→ **GIVEN TASK**
Retype the whole listing below, character for character.

[Source code of charts]
------------------------------------

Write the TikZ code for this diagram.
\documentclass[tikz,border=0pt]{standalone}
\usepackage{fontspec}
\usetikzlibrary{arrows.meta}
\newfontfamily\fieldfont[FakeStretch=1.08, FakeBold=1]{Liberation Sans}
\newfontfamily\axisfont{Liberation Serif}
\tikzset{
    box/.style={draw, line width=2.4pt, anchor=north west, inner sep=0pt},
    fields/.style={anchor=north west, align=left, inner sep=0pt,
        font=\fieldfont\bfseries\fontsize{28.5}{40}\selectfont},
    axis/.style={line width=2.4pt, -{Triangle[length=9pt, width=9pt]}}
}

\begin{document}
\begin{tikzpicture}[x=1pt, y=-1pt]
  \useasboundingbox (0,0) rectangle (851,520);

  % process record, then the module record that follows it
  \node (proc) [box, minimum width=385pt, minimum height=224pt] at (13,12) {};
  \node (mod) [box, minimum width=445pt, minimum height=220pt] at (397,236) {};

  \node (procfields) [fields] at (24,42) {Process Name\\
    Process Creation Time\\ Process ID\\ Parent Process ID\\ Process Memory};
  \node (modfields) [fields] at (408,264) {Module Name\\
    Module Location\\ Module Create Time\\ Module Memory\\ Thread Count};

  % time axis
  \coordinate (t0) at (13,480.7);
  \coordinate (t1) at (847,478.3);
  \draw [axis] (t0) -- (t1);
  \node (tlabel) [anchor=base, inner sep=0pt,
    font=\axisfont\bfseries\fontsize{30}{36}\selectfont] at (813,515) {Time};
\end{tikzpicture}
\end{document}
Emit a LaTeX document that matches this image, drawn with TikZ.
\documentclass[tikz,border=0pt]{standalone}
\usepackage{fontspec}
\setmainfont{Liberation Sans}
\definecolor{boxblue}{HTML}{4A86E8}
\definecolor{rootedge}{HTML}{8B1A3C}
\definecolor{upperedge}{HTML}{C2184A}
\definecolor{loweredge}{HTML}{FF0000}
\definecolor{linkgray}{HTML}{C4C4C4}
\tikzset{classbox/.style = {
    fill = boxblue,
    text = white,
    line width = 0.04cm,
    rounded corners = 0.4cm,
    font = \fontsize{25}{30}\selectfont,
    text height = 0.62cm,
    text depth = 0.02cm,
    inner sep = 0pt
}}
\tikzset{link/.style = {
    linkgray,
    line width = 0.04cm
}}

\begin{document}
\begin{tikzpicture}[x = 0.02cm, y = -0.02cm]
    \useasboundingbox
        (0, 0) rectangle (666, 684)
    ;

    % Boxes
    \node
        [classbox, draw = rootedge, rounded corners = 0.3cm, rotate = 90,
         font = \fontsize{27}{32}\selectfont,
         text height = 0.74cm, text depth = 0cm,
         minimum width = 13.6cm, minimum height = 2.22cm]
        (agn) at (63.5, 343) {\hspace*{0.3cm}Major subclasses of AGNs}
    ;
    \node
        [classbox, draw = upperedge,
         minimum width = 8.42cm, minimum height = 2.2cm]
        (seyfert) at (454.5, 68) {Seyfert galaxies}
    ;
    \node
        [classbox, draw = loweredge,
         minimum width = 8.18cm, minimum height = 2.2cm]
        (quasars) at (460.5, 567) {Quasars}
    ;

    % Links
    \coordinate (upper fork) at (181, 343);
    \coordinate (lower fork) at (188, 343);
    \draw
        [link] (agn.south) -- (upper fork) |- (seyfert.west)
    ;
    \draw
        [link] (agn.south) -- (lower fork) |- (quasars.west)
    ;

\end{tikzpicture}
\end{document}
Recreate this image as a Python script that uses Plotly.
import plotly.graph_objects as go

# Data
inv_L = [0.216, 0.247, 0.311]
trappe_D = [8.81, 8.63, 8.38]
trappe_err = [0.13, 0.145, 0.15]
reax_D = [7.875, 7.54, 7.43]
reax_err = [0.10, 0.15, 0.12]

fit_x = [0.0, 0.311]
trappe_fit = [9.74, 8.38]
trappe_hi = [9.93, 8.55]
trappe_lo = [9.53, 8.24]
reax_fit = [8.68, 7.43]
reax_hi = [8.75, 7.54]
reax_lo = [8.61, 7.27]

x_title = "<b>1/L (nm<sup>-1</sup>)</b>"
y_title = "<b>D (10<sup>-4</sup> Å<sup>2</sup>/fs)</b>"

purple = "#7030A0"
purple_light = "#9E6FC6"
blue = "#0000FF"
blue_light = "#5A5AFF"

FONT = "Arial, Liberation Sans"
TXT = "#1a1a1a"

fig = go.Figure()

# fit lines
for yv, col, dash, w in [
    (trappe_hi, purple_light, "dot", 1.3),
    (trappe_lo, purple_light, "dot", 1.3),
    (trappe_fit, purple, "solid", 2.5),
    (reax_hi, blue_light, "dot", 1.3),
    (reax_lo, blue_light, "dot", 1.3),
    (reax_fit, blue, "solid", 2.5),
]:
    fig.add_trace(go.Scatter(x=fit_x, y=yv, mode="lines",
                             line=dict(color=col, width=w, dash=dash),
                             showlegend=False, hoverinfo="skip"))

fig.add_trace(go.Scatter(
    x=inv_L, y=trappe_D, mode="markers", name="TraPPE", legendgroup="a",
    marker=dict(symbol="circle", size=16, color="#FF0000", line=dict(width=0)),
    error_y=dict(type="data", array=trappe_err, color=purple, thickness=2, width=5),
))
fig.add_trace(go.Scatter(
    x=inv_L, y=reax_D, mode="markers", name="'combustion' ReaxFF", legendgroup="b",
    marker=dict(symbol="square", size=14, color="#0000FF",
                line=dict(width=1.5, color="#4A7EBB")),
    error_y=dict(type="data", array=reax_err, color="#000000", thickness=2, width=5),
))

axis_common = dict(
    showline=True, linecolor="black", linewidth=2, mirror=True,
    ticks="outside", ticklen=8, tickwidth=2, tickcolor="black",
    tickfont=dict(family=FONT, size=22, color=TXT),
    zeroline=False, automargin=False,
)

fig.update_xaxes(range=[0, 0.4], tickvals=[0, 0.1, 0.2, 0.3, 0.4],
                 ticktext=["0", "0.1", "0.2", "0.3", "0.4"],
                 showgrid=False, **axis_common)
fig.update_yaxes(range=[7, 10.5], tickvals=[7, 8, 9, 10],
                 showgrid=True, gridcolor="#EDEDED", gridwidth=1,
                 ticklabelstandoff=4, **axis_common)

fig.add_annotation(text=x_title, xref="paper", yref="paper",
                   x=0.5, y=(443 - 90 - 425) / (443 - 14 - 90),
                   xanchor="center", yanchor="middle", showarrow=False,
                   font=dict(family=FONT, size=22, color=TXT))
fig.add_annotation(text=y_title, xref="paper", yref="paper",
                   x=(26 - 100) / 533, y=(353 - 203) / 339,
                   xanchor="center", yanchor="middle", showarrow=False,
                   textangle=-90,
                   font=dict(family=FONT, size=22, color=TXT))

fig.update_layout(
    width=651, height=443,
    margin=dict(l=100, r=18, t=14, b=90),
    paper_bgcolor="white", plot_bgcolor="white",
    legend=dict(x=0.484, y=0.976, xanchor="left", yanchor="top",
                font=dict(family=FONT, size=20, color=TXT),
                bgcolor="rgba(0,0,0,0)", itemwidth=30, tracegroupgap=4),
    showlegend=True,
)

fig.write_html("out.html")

------------------------------------

→ **WORKED ANSWER**
Write the TikZ code for this diagram.
\documentclass[tikz,border=0pt]{standalone}
\usepackage{fontspec}
\usetikzlibrary{arrows.meta}
\newfontfamily\fieldfont[FakeStretch=1.08, FakeBold=1]{Liberation Sans}
\newfontfamily\axisfont{Liberation Serif}
\tikzset{
    box/.style={draw, line width=2.4pt, anchor=north west, inner sep=0pt},
    fields/.style={anchor=north west, align=left, inner sep=0pt,
        font=\fieldfont\bfseries\fontsize{28.5}{40}\selectfont},
    axis/.style={line width=2.4pt, -{Triangle[length=9pt, width=9pt]}}
}

\begin{document}
\begin{tikzpicture}[x=1pt, y=-1pt]
  \useasboundingbox (0,0) rectangle (851,520);

  % process record, then the module record that follows it
  \node (proc) [box, minimum width=385pt, minimum height=224pt] at (13,12) {};
  \node (mod) [box, minimum width=445pt, minimum height=220pt] at (397,236) {};

  \node (procfields) [fields] at (24,42) {Process Name\\
    Process Creation Time\\ Process ID\\ Parent Process ID\\ Process Memory};
  \node (modfields) [fields] at (408,264) {Module Name\\
    Module Location\\ Module Create Time\\ Module Memory\\ Thread Count};

  % time axis
  \coordinate (t0) at (13,480.7);
  \coordinate (t1) at (847,478.3);
  \draw [axis] (t0) -- (t1);
  \node (tlabel) [anchor=base, inner sep=0pt,
    font=\axisfont\bfseries\fontsize{30}{36}\selectfont] at (813,515) {Time};
\end{tikzpicture}
\end{document}
Emit a LaTeX document that matches this image, drawn with TikZ.
\documentclass[tikz,border=0pt]{standalone}
\usepackage{fontspec}
\setmainfont{Liberation Sans}
\definecolor{boxblue}{HTML}{4A86E8}
\definecolor{rootedge}{HTML}{8B1A3C}
\definecolor{upperedge}{HTML}{C2184A}
\definecolor{loweredge}{HTML}{FF0000}
\definecolor{linkgray}{HTML}{C4C4C4}
\tikzset{classbox/.style = {
    fill = boxblue,
    text = white,
    line width = 0.04cm,
    rounded corners = 0.4cm,
    font = \fontsize{25}{30}\selectfont,
    text height = 0.62cm,
    text depth = 0.02cm,
    inner sep = 0pt
}}
\tikzset{link/.style = {
    linkgray,
    line width = 0.04cm
}}

\begin{document}
\begin{tikzpicture}[x = 0.02cm, y = -0.02cm]
    \useasboundingbox
        (0, 0) rectangle (666, 684)
    ;

    % Boxes
    \node
        [classbox, draw = rootedge, rounded corners = 0.3cm, rotate = 90,
         font = \fontsize{27}{32}\selectfont,
         text height = 0.74cm, text depth = 0cm,
         minimum width = 13.6cm, minimum height = 2.22cm]
        (agn) at (63.5, 343) {\hspace*{0.3cm}Major subclasses of AGNs}
    ;
    \node
        [classbox, draw = upperedge,
         minimum width = 8.42cm, minimum height = 2.2cm]
        (seyfert) at (454.5, 68) {Seyfert galaxies}
    ;
    \node
        [classbox, draw = loweredge,
         minimum width = 8.18cm, minimum height = 2.2cm]
        (quasars) at (460.5, 567) {Quasars}
    ;

    % Links
    \coordinate (upper fork) at (181, 343);
    \coordinate (lower fork) at (188, 343);
    \draw
        [link] (agn.south) -- (upper fork) |- (seyfert.west)
    ;
    \draw
        [link] (agn.south) -- (lower fork) |- (quasars.west)
    ;

\end{tikzpicture}
\end{document}
Recreate this image as a Python script that uses Plotly.
import plotly.graph_objects as go

# Data
inv_L = [0.216, 0.247, 0.311]
trappe_D = [8.81, 8.63, 8.38]
trappe_err = [0.13, 0.145, 0.15]
reax_D = [7.875, 7.54, 7.43]
reax_err = [0.10, 0.15, 0.12]

fit_x = [0.0, 0.311]
trappe_fit = [9.74, 8.38]
trappe_hi = [9.93, 8.55]
trappe_lo = [9.53, 8.24]
reax_fit = [8.68, 7.43]
reax_hi = [8.75, 7.54]
reax_lo = [8.61, 7.27]

x_title = "<b>1/L (nm<sup>-1</sup>)</b>"
y_title = "<b>D (10<sup>-4</sup> Å<sup>2</sup>/fs)</b>"

purple = "#7030A0"
purple_light = "#9E6FC6"
blue = "#0000FF"
blue_light = "#5A5AFF"

FONT = "Arial, Liberation Sans"
TXT = "#1a1a1a"

fig = go.Figure()

# fit lines
for yv, col, dash, w in [
    (trappe_hi, purple_light, "dot", 1.3),
    (trappe_lo, purple_light, "dot", 1.3),
    (trappe_fit, purple, "solid", 2.5),
    (reax_hi, blue_light, "dot", 1.3),
    (reax_lo, blue_light, "dot", 1.3),
    (reax_fit, blue, "solid", 2.5),
]:
    fig.add_trace(go.Scatter(x=fit_x, y=yv, mode="lines",
                             line=dict(color=col, width=w, dash=dash),
                             showlegend=False, hoverinfo="skip"))

fig.add_trace(go.Scatter(
    x=inv_L, y=trappe_D, mode="markers", name="TraPPE", legendgroup="a",
    marker=dict(symbol="circle", size=16, color="#FF0000", line=dict(width=0)),
    error_y=dict(type="data", array=trappe_err, color=purple, thickness=2, width=5),
))
fig.add_trace(go.Scatter(
    x=inv_L, y=reax_D, mode="markers", name="'combustion' ReaxFF", legendgroup="b",
    marker=dict(symbol="square", size=14, color="#0000FF",
                line=dict(width=1.5, color="#4A7EBB")),
    error_y=dict(type="data", array=reax_err, color="#000000", thickness=2, width=5),
))

axis_common = dict(
    showline=True, linecolor="black", linewidth=2, mirror=True,
    ticks="outside", ticklen=8, tickwidth=2, tickcolor="black",
    tickfont=dict(family=FONT, size=22, color=TXT),
    zeroline=False, automargin=False,
)

fig.update_xaxes(range=[0, 0.4], tickvals=[0, 0.1, 0.2, 0.3, 0.4],
                 ticktext=["0", "0.1", "0.2", "0.3", "0.4"],
                 showgrid=False, **axis_common)
fig.update_yaxes(range=[7, 10.5], tickvals=[7, 8, 9, 10],
                 showgrid=True, gridcolor="#EDEDED", gridwidth=1,
                 ticklabelstandoff=4, **axis_common)

fig.add_annotation(text=x_title, xref="paper", yref="paper",
                   x=0.5, y=(443 - 90 - 425) / (443 - 14 - 90),
                   xanchor="center", yanchor="middle", showarrow=False,
                   font=dict(family=FONT, size=22, color=TXT))
fig.add_annotation(text=y_title, xref="paper", yref="paper",
                   x=(26 - 100) / 533, y=(353 - 203) / 339,
                   xanchor="center", yanchor="middle", showarrow=False,
                   textangle=-90,
                   font=dict(family=FONT, size=22, color=TXT))

fig.update_layout(
    width=651, height=443,
    margin=dict(l=100, r=18, t=14, b=90),
    paper_bgcolor="white", plot_bgcolor="white",
    legend=dict(x=0.484, y=0.976, xanchor="left", yanchor="top",
                font=dict(family=FONT, size=20, color=TXT),
                bgcolor="rgba(0,0,0,0)", itemwidth=30, tracegroupgap=4),
    showlegend=True,
)

fig.write_html("out.html")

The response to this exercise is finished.